» **Written task**: Leave the pictures out and retype the lines from the beginning through the line with "const dashedRatio = -7;", both ends included.

» **Data excerpt**:
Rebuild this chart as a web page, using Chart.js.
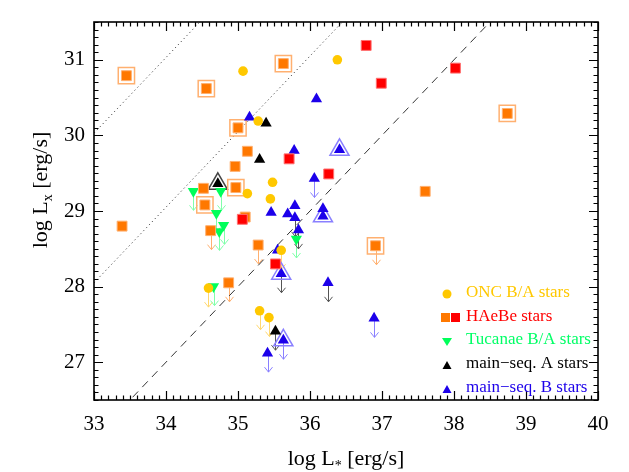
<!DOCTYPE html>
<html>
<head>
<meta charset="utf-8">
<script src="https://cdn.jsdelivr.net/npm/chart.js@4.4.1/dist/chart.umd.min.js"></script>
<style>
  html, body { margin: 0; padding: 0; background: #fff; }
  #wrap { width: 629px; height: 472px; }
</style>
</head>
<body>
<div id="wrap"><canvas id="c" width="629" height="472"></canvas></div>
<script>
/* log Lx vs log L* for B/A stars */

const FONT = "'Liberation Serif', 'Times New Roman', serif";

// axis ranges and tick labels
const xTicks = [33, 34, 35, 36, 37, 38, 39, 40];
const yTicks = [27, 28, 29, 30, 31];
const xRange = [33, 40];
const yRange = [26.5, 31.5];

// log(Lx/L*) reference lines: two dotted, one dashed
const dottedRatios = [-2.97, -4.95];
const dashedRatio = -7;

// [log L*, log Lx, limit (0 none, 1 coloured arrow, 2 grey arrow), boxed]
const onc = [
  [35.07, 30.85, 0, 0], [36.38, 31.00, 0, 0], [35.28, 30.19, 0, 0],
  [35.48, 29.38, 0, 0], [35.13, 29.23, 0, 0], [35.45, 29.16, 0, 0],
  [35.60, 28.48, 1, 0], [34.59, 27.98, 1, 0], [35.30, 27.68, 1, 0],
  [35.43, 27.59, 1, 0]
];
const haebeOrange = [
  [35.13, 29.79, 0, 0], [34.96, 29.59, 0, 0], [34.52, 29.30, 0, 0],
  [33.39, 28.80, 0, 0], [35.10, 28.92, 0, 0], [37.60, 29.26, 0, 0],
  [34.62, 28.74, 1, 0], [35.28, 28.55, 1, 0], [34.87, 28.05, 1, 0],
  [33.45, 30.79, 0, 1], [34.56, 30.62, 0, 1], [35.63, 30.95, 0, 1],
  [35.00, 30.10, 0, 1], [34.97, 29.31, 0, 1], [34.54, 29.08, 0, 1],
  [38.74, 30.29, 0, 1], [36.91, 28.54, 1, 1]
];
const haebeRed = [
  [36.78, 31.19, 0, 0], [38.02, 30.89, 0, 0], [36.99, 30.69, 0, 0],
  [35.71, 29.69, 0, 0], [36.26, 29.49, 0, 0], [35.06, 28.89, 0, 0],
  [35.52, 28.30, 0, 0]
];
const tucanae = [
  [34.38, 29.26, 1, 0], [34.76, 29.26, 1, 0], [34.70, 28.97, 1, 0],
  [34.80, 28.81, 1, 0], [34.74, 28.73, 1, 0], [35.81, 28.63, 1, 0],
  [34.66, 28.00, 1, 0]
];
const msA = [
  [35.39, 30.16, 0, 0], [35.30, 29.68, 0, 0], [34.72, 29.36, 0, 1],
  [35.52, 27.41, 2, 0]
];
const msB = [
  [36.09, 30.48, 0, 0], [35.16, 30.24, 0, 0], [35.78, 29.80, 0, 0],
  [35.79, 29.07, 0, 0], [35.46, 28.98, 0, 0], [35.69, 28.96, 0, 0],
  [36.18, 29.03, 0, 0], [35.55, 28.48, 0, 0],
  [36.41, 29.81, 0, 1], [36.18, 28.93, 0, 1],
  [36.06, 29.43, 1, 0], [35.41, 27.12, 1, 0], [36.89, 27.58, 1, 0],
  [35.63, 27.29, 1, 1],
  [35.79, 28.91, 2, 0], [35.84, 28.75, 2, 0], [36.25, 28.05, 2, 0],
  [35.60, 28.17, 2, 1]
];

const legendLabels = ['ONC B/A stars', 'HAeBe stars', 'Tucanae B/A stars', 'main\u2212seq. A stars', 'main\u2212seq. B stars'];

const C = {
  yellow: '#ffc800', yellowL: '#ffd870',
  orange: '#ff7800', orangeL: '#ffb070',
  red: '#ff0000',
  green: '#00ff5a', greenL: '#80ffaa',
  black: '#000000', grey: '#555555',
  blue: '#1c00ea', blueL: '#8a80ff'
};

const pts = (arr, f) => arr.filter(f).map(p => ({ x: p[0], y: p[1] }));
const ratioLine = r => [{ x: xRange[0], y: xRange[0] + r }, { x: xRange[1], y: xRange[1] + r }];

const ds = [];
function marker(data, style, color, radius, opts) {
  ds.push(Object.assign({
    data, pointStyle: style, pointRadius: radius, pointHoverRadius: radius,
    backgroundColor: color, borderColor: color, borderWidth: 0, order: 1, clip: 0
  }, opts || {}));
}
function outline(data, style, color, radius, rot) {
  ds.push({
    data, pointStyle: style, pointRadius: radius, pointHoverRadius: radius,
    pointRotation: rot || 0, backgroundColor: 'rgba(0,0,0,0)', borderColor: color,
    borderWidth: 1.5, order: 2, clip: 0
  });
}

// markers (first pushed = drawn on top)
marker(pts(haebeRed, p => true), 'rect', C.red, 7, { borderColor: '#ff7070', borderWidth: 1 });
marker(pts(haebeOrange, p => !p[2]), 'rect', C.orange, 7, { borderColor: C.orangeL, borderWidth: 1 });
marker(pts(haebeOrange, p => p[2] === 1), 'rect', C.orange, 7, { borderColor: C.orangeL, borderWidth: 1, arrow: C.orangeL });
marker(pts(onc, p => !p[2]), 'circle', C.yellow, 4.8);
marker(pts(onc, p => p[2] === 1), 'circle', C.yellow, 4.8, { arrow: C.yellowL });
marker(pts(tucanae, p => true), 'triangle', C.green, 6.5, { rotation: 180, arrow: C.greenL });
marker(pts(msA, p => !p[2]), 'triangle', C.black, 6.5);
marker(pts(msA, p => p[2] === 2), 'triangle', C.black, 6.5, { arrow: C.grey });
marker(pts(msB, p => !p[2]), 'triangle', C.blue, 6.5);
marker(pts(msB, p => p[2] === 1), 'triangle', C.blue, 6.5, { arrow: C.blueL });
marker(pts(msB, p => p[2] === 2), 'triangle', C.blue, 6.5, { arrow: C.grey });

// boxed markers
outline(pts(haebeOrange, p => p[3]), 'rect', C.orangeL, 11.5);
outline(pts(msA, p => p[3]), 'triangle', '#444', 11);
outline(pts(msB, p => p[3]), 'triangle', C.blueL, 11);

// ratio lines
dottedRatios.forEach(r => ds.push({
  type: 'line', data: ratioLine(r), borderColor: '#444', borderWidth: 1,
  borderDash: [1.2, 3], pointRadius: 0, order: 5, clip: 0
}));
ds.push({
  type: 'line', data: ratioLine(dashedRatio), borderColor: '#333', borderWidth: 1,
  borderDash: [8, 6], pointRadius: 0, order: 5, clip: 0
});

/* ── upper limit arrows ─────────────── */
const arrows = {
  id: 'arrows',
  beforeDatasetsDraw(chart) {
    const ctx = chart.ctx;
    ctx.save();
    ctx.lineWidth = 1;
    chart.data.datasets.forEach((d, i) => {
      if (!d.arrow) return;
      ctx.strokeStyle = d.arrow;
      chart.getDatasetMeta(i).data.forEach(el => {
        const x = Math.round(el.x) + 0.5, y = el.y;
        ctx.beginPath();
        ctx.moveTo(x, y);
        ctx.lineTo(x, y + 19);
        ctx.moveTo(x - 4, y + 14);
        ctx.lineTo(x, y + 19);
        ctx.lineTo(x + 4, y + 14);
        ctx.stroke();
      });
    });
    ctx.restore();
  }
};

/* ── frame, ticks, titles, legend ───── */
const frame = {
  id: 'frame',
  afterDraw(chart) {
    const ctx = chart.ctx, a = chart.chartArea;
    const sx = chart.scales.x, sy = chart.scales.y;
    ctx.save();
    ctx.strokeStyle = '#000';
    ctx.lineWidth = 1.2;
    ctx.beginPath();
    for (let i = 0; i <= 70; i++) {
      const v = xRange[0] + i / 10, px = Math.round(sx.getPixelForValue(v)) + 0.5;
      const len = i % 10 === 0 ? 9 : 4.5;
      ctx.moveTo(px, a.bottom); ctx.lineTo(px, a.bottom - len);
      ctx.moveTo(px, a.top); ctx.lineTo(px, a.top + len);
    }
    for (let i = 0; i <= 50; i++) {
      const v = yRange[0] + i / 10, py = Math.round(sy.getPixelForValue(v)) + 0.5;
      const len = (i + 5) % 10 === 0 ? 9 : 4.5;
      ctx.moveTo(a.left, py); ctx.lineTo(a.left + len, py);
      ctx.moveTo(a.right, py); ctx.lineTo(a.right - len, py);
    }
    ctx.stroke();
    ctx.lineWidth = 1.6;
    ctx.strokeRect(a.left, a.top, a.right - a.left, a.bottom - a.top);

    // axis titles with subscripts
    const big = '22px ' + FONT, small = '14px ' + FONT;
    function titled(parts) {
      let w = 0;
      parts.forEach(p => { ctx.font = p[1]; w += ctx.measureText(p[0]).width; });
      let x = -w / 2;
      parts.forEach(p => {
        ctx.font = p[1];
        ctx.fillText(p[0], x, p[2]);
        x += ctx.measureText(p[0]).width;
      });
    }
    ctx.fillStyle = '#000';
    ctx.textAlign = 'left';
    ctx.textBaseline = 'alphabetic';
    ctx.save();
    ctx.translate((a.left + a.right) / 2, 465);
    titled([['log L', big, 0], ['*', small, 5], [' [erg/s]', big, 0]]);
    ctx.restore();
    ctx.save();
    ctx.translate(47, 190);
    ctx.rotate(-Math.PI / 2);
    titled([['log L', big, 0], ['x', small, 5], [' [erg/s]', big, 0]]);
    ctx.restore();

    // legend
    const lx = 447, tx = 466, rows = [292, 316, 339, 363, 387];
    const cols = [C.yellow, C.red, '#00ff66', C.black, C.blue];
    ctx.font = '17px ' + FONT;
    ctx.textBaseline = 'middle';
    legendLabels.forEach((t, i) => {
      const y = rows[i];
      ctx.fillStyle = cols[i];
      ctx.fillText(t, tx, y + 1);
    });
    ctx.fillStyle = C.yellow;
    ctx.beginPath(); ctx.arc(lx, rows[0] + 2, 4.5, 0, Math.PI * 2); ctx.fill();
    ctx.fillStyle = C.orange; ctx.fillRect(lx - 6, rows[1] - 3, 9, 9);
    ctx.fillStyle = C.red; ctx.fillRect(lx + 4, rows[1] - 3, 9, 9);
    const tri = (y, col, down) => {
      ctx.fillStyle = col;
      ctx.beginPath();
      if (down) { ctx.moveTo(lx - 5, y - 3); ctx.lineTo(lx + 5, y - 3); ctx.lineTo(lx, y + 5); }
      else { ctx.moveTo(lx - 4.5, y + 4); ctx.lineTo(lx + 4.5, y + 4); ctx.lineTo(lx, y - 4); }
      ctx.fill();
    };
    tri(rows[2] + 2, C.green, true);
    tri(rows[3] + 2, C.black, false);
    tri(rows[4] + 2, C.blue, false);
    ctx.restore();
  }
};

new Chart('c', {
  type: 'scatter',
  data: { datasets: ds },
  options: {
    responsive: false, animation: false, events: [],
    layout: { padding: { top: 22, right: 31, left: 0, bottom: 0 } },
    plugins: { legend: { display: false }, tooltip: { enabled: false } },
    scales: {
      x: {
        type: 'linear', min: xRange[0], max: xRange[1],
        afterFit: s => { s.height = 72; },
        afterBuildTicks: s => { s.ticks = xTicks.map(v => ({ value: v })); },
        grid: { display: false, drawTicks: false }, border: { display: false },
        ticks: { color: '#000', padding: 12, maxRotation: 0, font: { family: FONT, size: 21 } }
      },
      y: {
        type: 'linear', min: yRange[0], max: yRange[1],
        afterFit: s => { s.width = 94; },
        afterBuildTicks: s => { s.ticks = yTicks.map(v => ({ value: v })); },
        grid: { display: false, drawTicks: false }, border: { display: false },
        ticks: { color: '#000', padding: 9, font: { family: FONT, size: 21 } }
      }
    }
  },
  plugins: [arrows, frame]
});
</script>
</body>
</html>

» **Task response**:
Rebuild this chart as a web page, using Chart.js.
<!DOCTYPE html>
<html>
<head>
<meta charset="utf-8">
<script src="https://cdn.jsdelivr.net/npm/chart.js@4.4.1/dist/chart.umd.min.js"></script>
<style>
  html, body { margin: 0; padding: 0; background: #fff; }
  #wrap { width: 629px; height: 472px; }
</style>
</head>
<body>
<div id="wrap"><canvas id="c" width="629" height="472"></canvas></div>
<script>
/* log Lx vs log L* for B/A stars */

const FONT = "'Liberation Serif', 'Times New Roman', serif";

// axis ranges and tick labels
const xTicks = [33, 34, 35, 36, 37, 38, 39, 40];
const yTicks = [27, 28, 29, 30, 31];
const xRange = [33, 40];
const yRange = [26.5, 31.5];

// log(Lx/L*) reference lines: two dotted, one dashed
const dottedRatios = [-2.97, -4.95];
const dashedRatio = -7;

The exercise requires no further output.